Изначальным является стремление петь, а не выглядеть. Между тем культура сделала ставку на тиранию визуального и вербального. Сверху понятие, которое, как подпись под картиной или как интерпретация критика, определяет, что изображено на картине и в чем состоит значение образа. Далее образ становится нейтрализованным, «причесанным», превращается в символ и даже знак. Со времен барокко машинерия образов начинает давить на людей: зеркальные витрины магазинов, выставки модной одежды, реклама – все это развивает технику взгляда. Симптомом современной культуры становятся видеоклипы, объединяющие глаз и ухо, технику пения и зрения. И все-таки господствующим в них остается образ. Героические песни – своеобразные монументы великим людям – образовывали соносферу, соединяющую людей вместе.

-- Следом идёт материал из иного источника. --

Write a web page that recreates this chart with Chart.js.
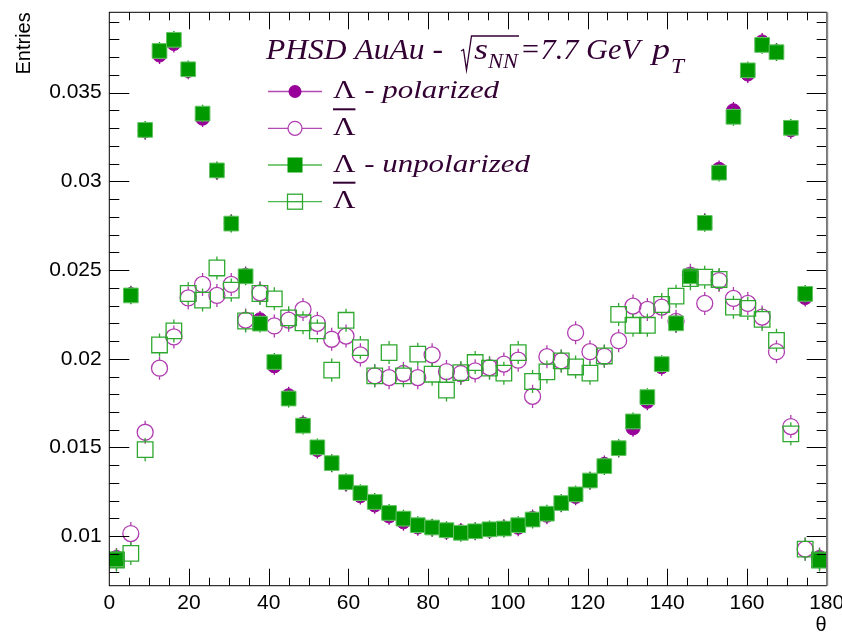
<!DOCTYPE html>
<html>
<head>
<meta charset="utf-8">
<script src="https://cdn.jsdelivr.net/npm/chart.js@4.4.1/dist/chart.umd.min.js"></script>
<style>
  html, body { margin: 0; padding: 0; background: #fff; }
  #wrap { width: 842px; height: 633px; }
</style>
</head>
<body>
<div id="wrap"><canvas id="grafico-theta"></canvas></div>
<script>
// Centros de los bins en theta (grados)
const theta = [1.8, 5.4, 9, 12.6, 16.2, 19.8, 23.4, 27, 30.6, 34.2,
  37.8, 41.4, 45, 48.6, 52.2, 55.8, 59.4, 63, 66.6, 70.2,
  73.8, 77.4, 81, 84.6, 88.2, 91.8, 95.4, 99, 102.6, 106.2,
  109.8, 113.4, 117, 120.6, 124.2, 127.8, 131.4, 135, 138.6, 142.2,
  145.8, 149.4, 153, 156.6, 160.2, 163.8, 167.4, 171, 174.6, 178.2];

// Lambda - polarized (circulos llenos)
const lambdaPol = [0.00880, 0.02362, 0.03285, 0.03712, 0.03777, 0.03625, 0.03356, 0.03058, 0.02765, 0.02470,
  0.02220, 0.01960, 0.01792, 0.01632, 0.01488, 0.01410, 0.01300, 0.01228, 0.01176, 0.01114,
  0.01081, 0.01052, 0.01047, 0.01028, 0.01025, 0.01027, 0.01034, 0.01046, 0.01050, 0.01100,
  0.01118, 0.01185, 0.01224, 0.01312, 0.01405, 0.01494, 0.01610, 0.01760, 0.01955, 0.02203,
  0.02470, 0.02770, 0.03068, 0.03398, 0.03605, 0.03786, 0.03730, 0.03290, 0.02345, 0.00880];

// Anti-lambda - polarized (circulos abiertos)
const antiLambdaPol = [0.00868, 0.01015, 0.01586, 0.01947, 0.02123, 0.02343, 0.02419, 0.02357, 0.02419, 0.02218,
  0.02372, 0.02185, 0.02218, 0.02278, 0.02200, 0.02110, 0.02128, 0.02022, 0.01904, 0.01894,
  0.01917, 0.01894, 0.02022, 0.01928, 0.01917, 0.01932, 0.01950, 0.01970, 0.01992, 0.01788,
  0.02012, 0.01988, 0.02147, 0.02040, 0.02014, 0.02102, 0.02297, 0.02278, 0.02291, 0.02211,
  0.02471, 0.02312, 0.02441, 0.02340, 0.02312, 0.02235, 0.02040, 0.01618, 0.00927, 0.00872];

// Lambda - unpolarized (cuadrados llenos)
const lambdaUnpol = [0.00869, 0.02357, 0.03290, 0.03735, 0.03798, 0.03632, 0.03382, 0.03062, 0.02762, 0.02465,
  0.02198, 0.01982, 0.01776, 0.01623, 0.01501, 0.01412, 0.01305, 0.01243, 0.01193, 0.01131,
  0.01099, 0.01062, 0.01049, 0.01034, 0.01019, 0.01028, 0.01039, 0.01043, 0.01062, 0.01094,
  0.01127, 0.01187, 0.01236, 0.01314, 0.01395, 0.01496, 0.01647, 0.01784, 0.01970, 0.02200,
  0.02465, 0.02766, 0.03049, 0.03364, 0.03626, 0.03769, 0.03728, 0.03302, 0.02366, 0.00865];

// Anti-lambda - unpolarized (cuadrados abiertos)
const antiLambdaUnpol = [0.00866, 0.00903, 0.01488, 0.02078, 0.02157, 0.02368, 0.02331, 0.02512, 0.02387, 0.02213,
  0.02368, 0.02338, 0.02231, 0.02203, 0.02157, 0.01936, 0.02217, 0.02063, 0.01904, 0.02035,
  0.01904, 0.02026, 0.01913, 0.01824, 0.01922, 0.01979, 0.01947, 0.01919, 0.02035, 0.01872,
  0.01926, 0.01988, 0.01954, 0.01919, 0.02016, 0.02250, 0.02189, 0.02189, 0.02306, 0.02353,
  0.02452, 0.02460, 0.02447, 0.02291, 0.02284, 0.02222, 0.02104, 0.01577, 0.00927, 0.00866];

// Errores (media anchura de la barra)
const errFilled = 0.0005;
const errOpen = 0.00065;

// Etiquetas de los ejes
const xTickValues = [0, 20, 40, 60, 80, 100, 120, 140, 160, 180];
const yTickValues = [0.01, 0.015, 0.02, 0.025, 0.03, 0.035];
const yTickLabels = ['0.01', '0.015', '0.02', '0.025', '0.03', '0.035'];

const textColor = '#330033';
const purple = '#990099';
const purpleOpen = '#b03cb0';
const green = '#009900';
const greenOpen = '#2ea82e';

function toPoints(values) {
    return theta.map((t, i) => ({ x: t, y: values[i] }));
}

// Texto ensanchado en horizontal (la fuente de ROOT sale mas ancha)
const stretch = 1.19;
function wideText(ctx, text, x, y, font, width) {
    ctx.font = font;
    const w = ctx.measureText(text).width;
    const sx = width ? width / w : stretch;
    ctx.save();
    ctx.translate(x, y);
    ctx.scale(sx, 1);
    ctx.fillText(text, 0, 0);
    ctx.restore();
    return w * sx;
}

// Barras de error verticales, sin pasar por dentro del marcador
const errorBarsPlugin = {
    id: 'errorBars',
    beforeDatasetDraw(chart, args) {
        const ds = chart.data.datasets[args.index];
        const ys = chart.scales.y;
        const ctx = chart.ctx;
        const area = chart.chartArea;
        ctx.save();
        ctx.beginPath();
        ctx.rect(area.left, area.top, area.right - area.left, area.bottom - area.top);
        ctx.clip();
        ctx.strokeStyle = ds.errColor;
        ctx.lineWidth = 1.3;
        args.meta.data.forEach((el, i) => {
            const v = ds.data[i].y;
            const top = ys.getPixelForValue(v + ds.err);
            const bottom = ys.getPixelForValue(v - ds.err);
            ctx.beginPath();
            ctx.moveTo(el.x, top);
            ctx.lineTo(el.x, el.y - ds.errGap);
            ctx.moveTo(el.x, el.y + ds.errGap);
            ctx.lineTo(el.x, bottom);
            ctx.stroke();
        });
        ctx.restore();
    }
};

// Marco y marcas de los ejes al estilo ROOT (hacia dentro)
const framePlugin = {
    id: 'rootFrame',
    afterDatasetsDraw(chart) {
        const ctx = chart.ctx;
        const { left, right, top, bottom } = chart.chartArea;
        const xs = chart.scales.x;
        const ys = chart.scales.y;
        ctx.save();
        ctx.strokeStyle = '#000';
        ctx.lineWidth = 1;
        ctx.strokeRect(left, top, right - left, bottom - top);
        ctx.beginPath();
        for (let t = 5; t < 180; t += 5) {
            const px = Math.round(xs.getPixelForValue(t)) + 0.5;
            const len = t % 20 === 0 ? 17 : 8;
            ctx.moveTo(px, bottom); ctx.lineTo(px, bottom - len);
            ctx.moveTo(px, top); ctx.lineTo(px, top + len);
        }
        for (let k = 8; k <= 39; k++) {
            const py = Math.round(ys.getPixelForValue(k / 1000)) + 0.5;
            const len = k % 5 === 0 ? 20 : 10;
            ctx.moveTo(left, py); ctx.lineTo(left + len, py);
            ctx.moveTo(right, py); ctx.lineTo(right - len, py);
        }
        ctx.stroke();
        ctx.strokeStyle = '#888';
        ctx.lineWidth = 2;
        ctx.beginPath();
        ctx.moveTo(right + 0.5, top); ctx.lineTo(right + 0.5, bottom);
        ctx.stroke();
        ctx.restore();
    }
};

// Titulo y leyenda dibujados a mano (texto con subindices y barra)
const legendPlugin = {
    id: 'rootLegend',
    afterDraw(chart) {
        const ctx = chart.ctx;
        ctx.save();
        ctx.fillStyle = textColor;
        ctx.strokeStyle = textColor;
        ctx.textBaseline = 'alphabetic';
        ctx.textAlign = 'left';

        // PHSD AuAu - sqrt(s_NN)=7.7 GeV p_T
        const base = 59;
        const big = 'italic 29px "Liberation Serif"';
        const small = 'italic 20px "Liberation Serif"';
        wideText(ctx, 'PHSD AuAu -', 266, base, big, 177);
        const r0 = 461;
        ctx.lineWidth = 1.3;
        ctx.beginPath();
        ctx.moveTo(r0, base - 8);
        ctx.lineTo(r0 + 2.5, base - 9.5);
        ctx.lineTo(r0 + 5.5, base + 11);
        ctx.lineTo(r0 + 10.5, base - 23);
        ctx.lineTo(519, base - 23);
        ctx.stroke();
        wideText(ctx, 's', 474, base, big, 14);
        wideText(ctx, 'NN', 488, base + 9, small, 30);
        wideText(ctx, '=7.7 GeV', 520, base, big, 120);
        wideText(ctx, 'p', 652, base, big, 18);
        wideText(ctx, 'T', 671, base + 14, small, 13);

        // Entradas de la leyenda
        const rows = [
            { y: 91.5, line: '#b24ab2', marker: 'circleFilled', bar: false, text: ' - polarized' },
            { y: 128.3, line: '#b24ab2', marker: 'circleOpen', bar: true, text: '' },
            { y: 165, line: '#4cb84c', marker: 'squareFilled', bar: false, text: ' - unpolarized' },
            { y: 201.7, line: '#4cb84c', marker: 'squareOpen', bar: true, text: '' }
        ];
        rows.forEach(row => {
            ctx.strokeStyle = row.line;
            ctx.lineWidth = 1.3;
            ctx.beginPath();
            ctx.moveTo(268, row.y);
            ctx.lineTo(322, row.y);
            ctx.stroke();
            const cx = 295;
            if (row.marker === 'circleFilled') {
                ctx.fillStyle = purple;
                ctx.beginPath(); ctx.arc(cx, row.y, 6.5, 0, Math.PI * 2); ctx.fill();
            } else if (row.marker === 'circleOpen') {
                ctx.fillStyle = '#fff';
                ctx.strokeStyle = purpleOpen;
                ctx.beginPath(); ctx.arc(cx, row.y, 7, 0, Math.PI * 2); ctx.fill(); ctx.stroke();
            } else if (row.marker === 'squareFilled') {
                ctx.fillStyle = green;
                ctx.fillRect(cx - 7.5, row.y - 7.5, 15, 15);
            } else {
                ctx.fillStyle = '#fff';
                ctx.strokeStyle = greenOpen;
                ctx.fillRect(cx - 7.5, row.y - 7.5, 15, 15);
                ctx.strokeRect(cx - 7.5, row.y - 7.5, 15, 15);
                ctx.beginPath();
                ctx.moveTo(cx - 7.5, row.y); ctx.lineTo(cx + 7.5, row.y);
                ctx.stroke();
            }
            const tb = row.y + 6.5;
            ctx.fillStyle = textColor;
            ctx.strokeStyle = textColor;
            const lw = wideText(ctx, '\u039B', 333, tb, '26px "Liberation Serif"');
            if (row.bar) {
                ctx.lineWidth = 2;
                ctx.beginPath();
                ctx.moveTo(333, tb - 25.5);
                ctx.lineTo(333 + lw, tb - 25.5);
                ctx.stroke();
            }
            if (row.text) {
                wideText(ctx, row.text, 333 + lw + 1, tb, 'italic 26px "Liberation Serif"');
            }
        });
        ctx.restore();
    }
};

const datasets = [
    {
        label: '\u039B - polarized',
        data: toPoints(lambdaPol),
        pointStyle: 'circle',
        pointRadius: 7,
        backgroundColor: purple,
        borderColor: purple,
        borderWidth: 1,
        err: errFilled, errGap: 7, errColor: purple,
        order: 4
    },
    {
        label: 'anti-\u039B polarized',
        data: toPoints(antiLambdaPol),
        pointStyle: 'circle',
        pointRadius: 8,
        backgroundColor: 'rgba(0,0,0,0)',
        borderColor: purpleOpen,
        borderWidth: 1.3,
        err: errOpen, errGap: 8, errColor: purpleOpen,
        order: 3
    },
    {
        label: '\u039B - unpolarized',
        data: toPoints(lambdaUnpol),
        pointStyle: 'rect',
        pointRadius: 10.4,
        backgroundColor: green,
        borderColor: '#62c462',
        borderWidth: 1,
        err: errFilled, errGap: 7.5, errColor: green,
        order: 2
    },
    {
        label: 'anti-\u039B unpolarized',
        data: toPoints(antiLambdaUnpol),
        pointStyle: 'rect',
        pointRadius: 11,
        backgroundColor: 'rgba(0,0,0,0)',
        borderColor: greenOpen,
        borderWidth: 1.3,
        err: errOpen, errGap: 7.8, errColor: greenOpen,
        order: 1
    }
];

new Chart(document.getElementById('grafico-theta'), {
    type: 'scatter',
    data: { datasets: datasets },
    options: {
        responsive: true,
        maintainAspectRatio: false,
        animation: false,
        events: [],
        layout: { padding: { left: 0, right: 15.3, top: 10, bottom: 0 } },
        plugins: {
            legend: { display: false },
            tooltip: { enabled: false }
        },
        scales: {
            x: {
                type: 'linear',
                min: 0,
                max: 180,
                grid: { display: false, drawTicks: false },
                border: { display: false },
                afterBuildTicks: scale => { scale.ticks = xTickValues.map(v => ({ value: v })); },
                afterFit: scale => {
                    scale.height = 633 - 585.7;
                    scale.paddingLeft = 0;
                    scale.paddingRight = 0;
                },
                ticks: {
                    autoSkip: false,
                    maxRotation: 0,
                    padding: 5,
                    color: '#000',
                    font: { family: '"Liberation Sans", Arial, sans-serif', size: 21 },
                    callback: value => String(value)
                },
                title: {
                    display: true,
                    text: '\u03B8',
                    align: 'end',
                    color: '#000',
                    padding: { top: 0, bottom: -2 },
                    font: { family: '"Liberation Sans", Arial, sans-serif', size: 20, lineHeight: 1 }
                }
            },
            y: {
                min: 0.00721,
                max: 0.03953,
                grid: { display: false, drawTicks: false },
                border: { display: false },
                afterBuildTicks: scale => { scale.ticks = yTickValues.map(v => ({ value: v })); },
                afterFit: scale => {
                    scale.width = 109.3;
                    scale.paddingTop = 0;
                    scale.paddingBottom = 0;
                },
                ticks: {
                    padding: 7.6,
                    color: '#000',
                    font: { family: '"Liberation Sans", Arial, sans-serif', size: 21 },
                    callback: (value, index) => yTickLabels[index]
                },
                title: {
                    display: true,
                    text: 'Entries',
                    align: 'end',
                    color: '#000',
                    padding: { top: 12, bottom: 0 },
                    font: { family: '"Liberation Sans", Arial, sans-serif', size: 20 }
                }
            }
        }
    },
    plugins: [errorBarsPlugin, framePlugin, legendPlugin]
});
</script>
</body>
</html>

Современная музыка – это голос сирен, а не муз. Наоборот, песни о героях обращены к последующим поколениям, это призыв героев к своим потомкам. Благодаря героической песне ухо, прислушивавшеся к своему нутру, начинает прислушиваться к зову бытия. Лейтмотивом гимнов являются магические такты и звучания, сохранившиеся в первичной памяти. Эти архаические волшебные мелодии были зовом небес. Повторяя их, я сам начинаю звучать; и я такой, как я звучу. В песне я как бы становлюсь прекрасным звучащим шаром, чистым высоким звуком, плывущим в небесной синеве. Песня – это обещание, в ней звучит мир.
Интересно, чем бы кончилось плавание Одиссея, если бы он не привязал себя к мачте, готовясь к встрече с сиренами? Каков тот интимный чувствительный нерв, который затронуло их пение? Не беспокойство ли это о том, что Космос разрушится, если я не окажусь в том месте, куда меня зовет песня? Народная греческая традиция представляла сирен как душераздирающими плакальщицами над телами умерших. Их власть идет от подземного мира, от его властителей – Гадеса и Поркуса; именно их голоса они передают в своих хвалебных и заупокойных плачах над умершими. Эти песни совсем не героические, потому что они раскрывают тщетность усилий, пустоту и неизбежный конец человеческого существования. Античные писатели описывали голос сирен как медоточивый и одновременно ужасный, что вызвано впечатлением от магических звучаний да и от всей античной музыки, которая была вовсе не столь мелодичной, как в поздние романтические времена. Наше ухо сегодня уже испорчено либо мелодичностью, либо поп-ритмами и не воспринимает народной музыки. Античная музыка возвышала обещание и делала собравшихся едиными, мужественными, она охраняла от наркотического опьянения речами и единила мелодией. Героическая тональность разрушается в обычном времени. Требуется новый баланс между терпением и порывом, ибо тот, кто его не найдет, не сможет вернуться назад; тот же, кто возвращается, знает, что жизнь – всего лишь ожидание возвращения.